Dataset records |

-- Begin --

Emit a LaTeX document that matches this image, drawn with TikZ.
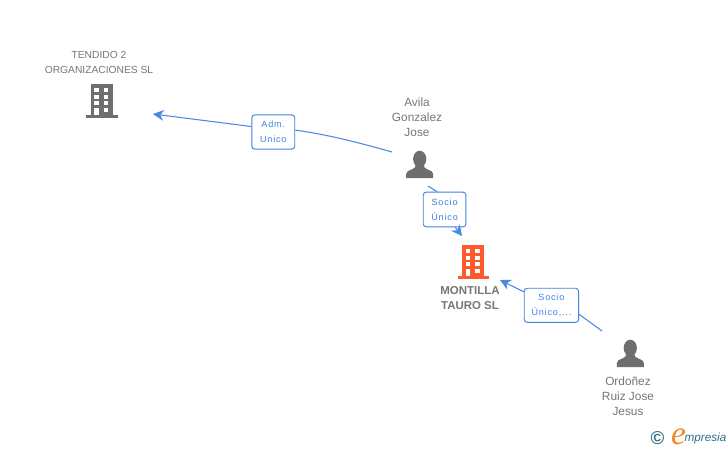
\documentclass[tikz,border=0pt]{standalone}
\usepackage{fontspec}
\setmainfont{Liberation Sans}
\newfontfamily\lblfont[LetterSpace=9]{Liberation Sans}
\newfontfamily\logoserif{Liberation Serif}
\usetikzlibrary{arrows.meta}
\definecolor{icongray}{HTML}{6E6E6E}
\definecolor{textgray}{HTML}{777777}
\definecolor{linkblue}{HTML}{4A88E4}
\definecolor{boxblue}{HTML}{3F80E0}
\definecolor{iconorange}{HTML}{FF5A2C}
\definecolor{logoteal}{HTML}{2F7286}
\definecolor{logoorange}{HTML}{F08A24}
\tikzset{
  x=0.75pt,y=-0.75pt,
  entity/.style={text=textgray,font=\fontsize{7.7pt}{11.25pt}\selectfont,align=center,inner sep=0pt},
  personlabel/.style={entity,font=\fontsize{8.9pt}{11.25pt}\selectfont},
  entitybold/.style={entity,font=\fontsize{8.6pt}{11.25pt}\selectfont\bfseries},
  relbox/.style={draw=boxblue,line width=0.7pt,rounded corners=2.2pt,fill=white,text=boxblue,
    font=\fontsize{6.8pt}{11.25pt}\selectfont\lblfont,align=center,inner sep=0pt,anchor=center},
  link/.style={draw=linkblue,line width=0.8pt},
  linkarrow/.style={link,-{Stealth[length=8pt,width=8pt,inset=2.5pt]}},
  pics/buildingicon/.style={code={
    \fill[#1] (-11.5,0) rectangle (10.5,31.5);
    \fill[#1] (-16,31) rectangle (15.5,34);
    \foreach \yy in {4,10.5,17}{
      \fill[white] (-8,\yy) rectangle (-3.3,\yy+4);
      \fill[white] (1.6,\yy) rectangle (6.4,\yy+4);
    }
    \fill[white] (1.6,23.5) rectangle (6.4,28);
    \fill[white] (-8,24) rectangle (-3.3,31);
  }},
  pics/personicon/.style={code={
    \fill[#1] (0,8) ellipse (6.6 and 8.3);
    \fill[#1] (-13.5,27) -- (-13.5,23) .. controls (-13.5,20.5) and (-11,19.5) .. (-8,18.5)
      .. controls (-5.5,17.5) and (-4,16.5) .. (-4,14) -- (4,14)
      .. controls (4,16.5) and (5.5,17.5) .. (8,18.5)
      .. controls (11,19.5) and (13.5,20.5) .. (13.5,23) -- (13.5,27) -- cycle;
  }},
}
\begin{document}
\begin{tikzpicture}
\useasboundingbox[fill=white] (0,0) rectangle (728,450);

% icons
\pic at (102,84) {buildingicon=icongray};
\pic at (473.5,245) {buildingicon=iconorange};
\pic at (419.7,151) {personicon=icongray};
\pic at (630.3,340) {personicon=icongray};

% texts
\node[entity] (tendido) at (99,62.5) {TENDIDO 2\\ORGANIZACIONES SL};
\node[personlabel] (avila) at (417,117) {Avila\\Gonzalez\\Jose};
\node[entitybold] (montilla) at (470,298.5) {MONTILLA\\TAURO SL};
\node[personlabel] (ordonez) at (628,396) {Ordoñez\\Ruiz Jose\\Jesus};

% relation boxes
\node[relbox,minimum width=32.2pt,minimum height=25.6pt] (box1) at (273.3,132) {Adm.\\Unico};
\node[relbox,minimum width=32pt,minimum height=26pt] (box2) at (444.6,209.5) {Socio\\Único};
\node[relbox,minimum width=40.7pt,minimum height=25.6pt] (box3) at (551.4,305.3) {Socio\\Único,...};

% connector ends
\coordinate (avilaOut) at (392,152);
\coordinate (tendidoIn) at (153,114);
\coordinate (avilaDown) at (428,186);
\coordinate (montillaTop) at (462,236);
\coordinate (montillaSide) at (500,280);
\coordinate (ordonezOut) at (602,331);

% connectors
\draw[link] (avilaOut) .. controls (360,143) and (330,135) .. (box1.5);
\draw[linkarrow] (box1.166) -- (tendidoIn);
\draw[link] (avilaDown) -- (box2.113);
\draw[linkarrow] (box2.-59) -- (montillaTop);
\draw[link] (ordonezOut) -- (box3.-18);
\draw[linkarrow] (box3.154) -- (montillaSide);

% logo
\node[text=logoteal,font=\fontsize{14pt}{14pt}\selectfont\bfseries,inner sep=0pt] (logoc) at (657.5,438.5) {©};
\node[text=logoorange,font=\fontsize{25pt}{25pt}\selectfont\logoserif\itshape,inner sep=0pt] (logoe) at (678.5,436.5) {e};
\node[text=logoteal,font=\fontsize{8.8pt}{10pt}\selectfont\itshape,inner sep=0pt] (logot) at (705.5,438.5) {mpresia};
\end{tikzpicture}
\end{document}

-- End --
-- Begin --

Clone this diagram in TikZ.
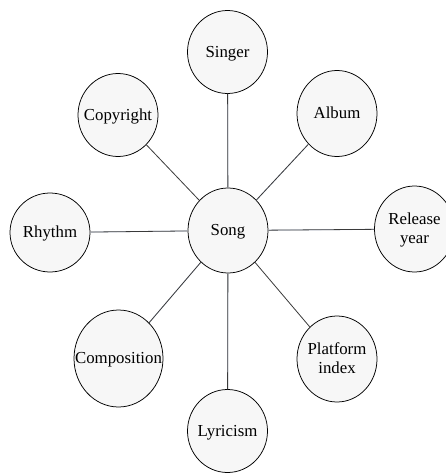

-- End --

Exercise details | Extract from the material all lines containing the string "this".

Task solution |
Emit a LaTeX document that matches this image, drawn with TikZ.
Clone this diagram in TikZ.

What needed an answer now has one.